• SUPPLIED MATERIAL

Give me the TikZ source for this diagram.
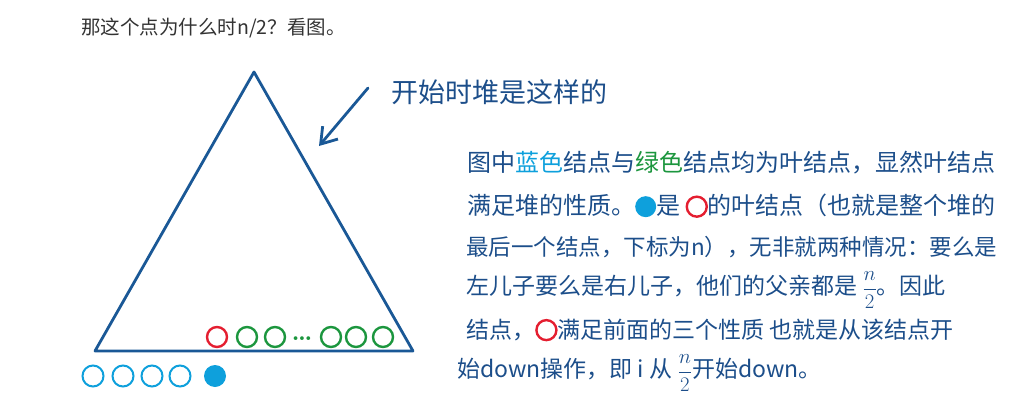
\documentclass[tikz,border=0pt]{standalone}
\usepackage{fontspec}
\newfontfamily\cjk{Noto Sans CJK SC}
\usetikzlibrary{arrows.meta}
\definecolor{heapblue}{RGB}{26,88,150}
\definecolor{inkblue}{RGB}{28,78,138}
\definecolor{leafcyan}{RGB}{14,160,220}
\definecolor{leafgreen}{RGB}{28,150,62}
\definecolor{lastred}{RGB}{228,30,48}
\definecolor{titlegray}{RGB}{51,51,51}
\newcommand{\redring}{\tikz[baseline=-8pt]\draw[lastred,line width=2.4pt] (0,0) circle[radius=10pt];}
\newcommand{\cyandot}{\tikz[baseline=-8pt]\fill[leafcyan] (0,0) circle[radius=10.5pt];}
\newcommand{\halfn}{{\fontsize{20}{20}\selectfont\ensuremath{\displaystyle\frac{n}{2}}}}
\begin{document}
\begin{tikzpicture}[x=1pt,y=-1pt,
  leaf/.style={circle,line width=2.4pt,minimum size=20pt,inner sep=0pt},
  hand/.style={anchor=west,inner sep=0pt,text=inkblue,font=\cjk\fontsize{23}{23}\selectfont}]
\useasboundingbox (0,0) rectangle (1028,415);
\node[anchor=west,inner sep=0pt,text=titlegray,font=\cjk\fontsize{19.5}{19.5}\selectfont] (title) at (81,28) {那这个点为什么时n/2？看图。};

\coordinate (apex) at (254,72);
\coordinate (baseleft) at (95,351);
\coordinate (baseright) at (413,351);
\draw[heapblue,line width=2.8pt,line join=round] (apex) -- (baseleft) -- (baseright) -- cycle;

\node[leaf,draw=lastred] (last) at (217,337) {};
\node[leaf,draw=leafgreen] (g1) at (247,337) {};
\node[leaf,draw=leafgreen] (g2) at (275,337) {};
\node[anchor=base,inner sep=0pt,text=leafgreen,font=\fontsize{26}{26}\selectfont\bfseries] (gdots) at (302,340) {\ldots};
\node[leaf,draw=leafgreen] (g3) at (331,337) {};
\node[leaf,draw=leafgreen] (g4) at (356,337) {};
\node[leaf,draw=leafgreen] (g5) at (383,337) {};

\node[leaf,draw=leafcyan,line width=2pt,minimum size=21pt] (c1) at (93,376) {};
\node[leaf,draw=leafcyan,line width=2pt,minimum size=21pt] (c2) at (123,376) {};
\node[leaf,draw=leafcyan,line width=2pt,minimum size=21pt] (c3) at (152,376) {};
\node[leaf,draw=leafcyan,line width=2pt,minimum size=21pt] (c4) at (180,376) {};
\node[leaf,fill=leafcyan,minimum size=22pt] (lastleaf) at (215,376) {};

\node[hand,font=\cjk\fontsize{27}{27}\selectfont] (caption) at (391,92) {开始时堆是这样的};
\coordinate (arrowstart) at (368,88);
\coordinate (arrowtip) at (319,146);
\draw[heapblue,line width=2.8pt,line cap=round,-{Straight Barb[length=15pt,width=20pt,line width=2.8pt]}] (arrowstart) -- (arrowtip);

\node[hand,font=\cjk\fontsize{24}{24}\selectfont] (line1) at (467,163) {图中\textcolor{leafcyan}{蓝色}结点与\textcolor{leafgreen}{绿色}结点均为叶结点，显然叶结点};
\node[hand,font=\cjk\fontsize{24}{24}\selectfont] (line2) at (467,206) {满足堆的性质。\cyandot 是 \redring 的叶结点（也就是整个堆的};
\node[hand,font=\cjk\fontsize{22.5}{22.5}\selectfont] (line3) at (466,247) {最后一个结点，下标为n），无非就两种情况：要么是};
\node[hand] (line4) at (466,290) {左儿子要么是右儿子，他们的父亲都是 \halfn。因此};
\node[hand] (line5) at (466,330) {结点，\redring 满足前面的三个性质 也就是从该结点开};
\node[hand] (line6) at (457,373) {始down操作，即 i 从 \halfn 开始down。};
\end{tikzpicture}
\end{document}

• STATED EXERCISE
Omit the pictures, then quote the rest of the material above exactly.

• RESPONSE TO THIS TASK
Give me the TikZ source for this diagram.
\documentclass[tikz,border=0pt]{standalone}
\usepackage{fontspec}
\newfontfamily\cjk{Noto Sans CJK SC}
\usetikzlibrary{arrows.meta}
\definecolor{heapblue}{RGB}{26,88,150}
\definecolor{inkblue}{RGB}{28,78,138}
\definecolor{leafcyan}{RGB}{14,160,220}
\definecolor{leafgreen}{RGB}{28,150,62}
\definecolor{lastred}{RGB}{228,30,48}
\definecolor{titlegray}{RGB}{51,51,51}
\newcommand{\redring}{\tikz[baseline=-8pt]\draw[lastred,line width=2.4pt] (0,0) circle[radius=10pt];}
\newcommand{\cyandot}{\tikz[baseline=-8pt]\fill[leafcyan] (0,0) circle[radius=10.5pt];}
\newcommand{\halfn}{{\fontsize{20}{20}\selectfont\ensuremath{\displaystyle\frac{n}{2}}}}
\begin{document}
\begin{tikzpicture}[x=1pt,y=-1pt,
  leaf/.style={circle,line width=2.4pt,minimum size=20pt,inner sep=0pt},
  hand/.style={anchor=west,inner sep=0pt,text=inkblue,font=\cjk\fontsize{23}{23}\selectfont}]
\useasboundingbox (0,0) rectangle (1028,415);
\node[anchor=west,inner sep=0pt,text=titlegray,font=\cjk\fontsize{19.5}{19.5}\selectfont] (title) at (81,28) {那这个点为什么时n/2？看图。};

\coordinate (apex) at (254,72);
\coordinate (baseleft) at (95,351);
\coordinate (baseright) at (413,351);
\draw[heapblue,line width=2.8pt,line join=round] (apex) -- (baseleft) -- (baseright) -- cycle;

\node[leaf,draw=lastred] (last) at (217,337) {};
\node[leaf,draw=leafgreen] (g1) at (247,337) {};
\node[leaf,draw=leafgreen] (g2) at (275,337) {};
\node[anchor=base,inner sep=0pt,text=leafgreen,font=\fontsize{26}{26}\selectfont\bfseries] (gdots) at (302,340) {\ldots};
\node[leaf,draw=leafgreen] (g3) at (331,337) {};
\node[leaf,draw=leafgreen] (g4) at (356,337) {};
\node[leaf,draw=leafgreen] (g5) at (383,337) {};

\node[leaf,draw=leafcyan,line width=2pt,minimum size=21pt] (c1) at (93,376) {};
\node[leaf,draw=leafcyan,line width=2pt,minimum size=21pt] (c2) at (123,376) {};
\node[leaf,draw=leafcyan,line width=2pt,minimum size=21pt] (c3) at (152,376) {};
\node[leaf,draw=leafcyan,line width=2pt,minimum size=21pt] (c4) at (180,376) {};
\node[leaf,fill=leafcyan,minimum size=22pt] (lastleaf) at (215,376) {};

\node[hand,font=\cjk\fontsize{27}{27}\selectfont] (caption) at (391,92) {开始时堆是这样的};
\coordinate (arrowstart) at (368,88);
\coordinate (arrowtip) at (319,146);
\draw[heapblue,line width=2.8pt,line cap=round,-{Straight Barb[length=15pt,width=20pt,line width=2.8pt]}] (arrowstart) -- (arrowtip);

\node[hand,font=\cjk\fontsize{24}{24}\selectfont] (line1) at (467,163) {图中\textcolor{leafcyan}{蓝色}结点与\textcolor{leafgreen}{绿色}结点均为叶结点，显然叶结点};
\node[hand,font=\cjk\fontsize{24}{24}\selectfont] (line2) at (467,206) {满足堆的性质。\cyandot 是 \redring 的叶结点（也就是整个堆的};
\node[hand,font=\cjk\fontsize{22.5}{22.5}\selectfont] (line3) at (466,247) {最后一个结点，下标为n），无非就两种情况：要么是};
\node[hand] (line4) at (466,290) {左儿子要么是右儿子，他们的父亲都是 \halfn。因此};
\node[hand] (line5) at (466,330) {结点，\redring 满足前面的三个性质 也就是从该结点开};
\node[hand] (line6) at (457,373) {始down操作，即 i 从 \halfn 开始down。};
\end{tikzpicture}
\end{document}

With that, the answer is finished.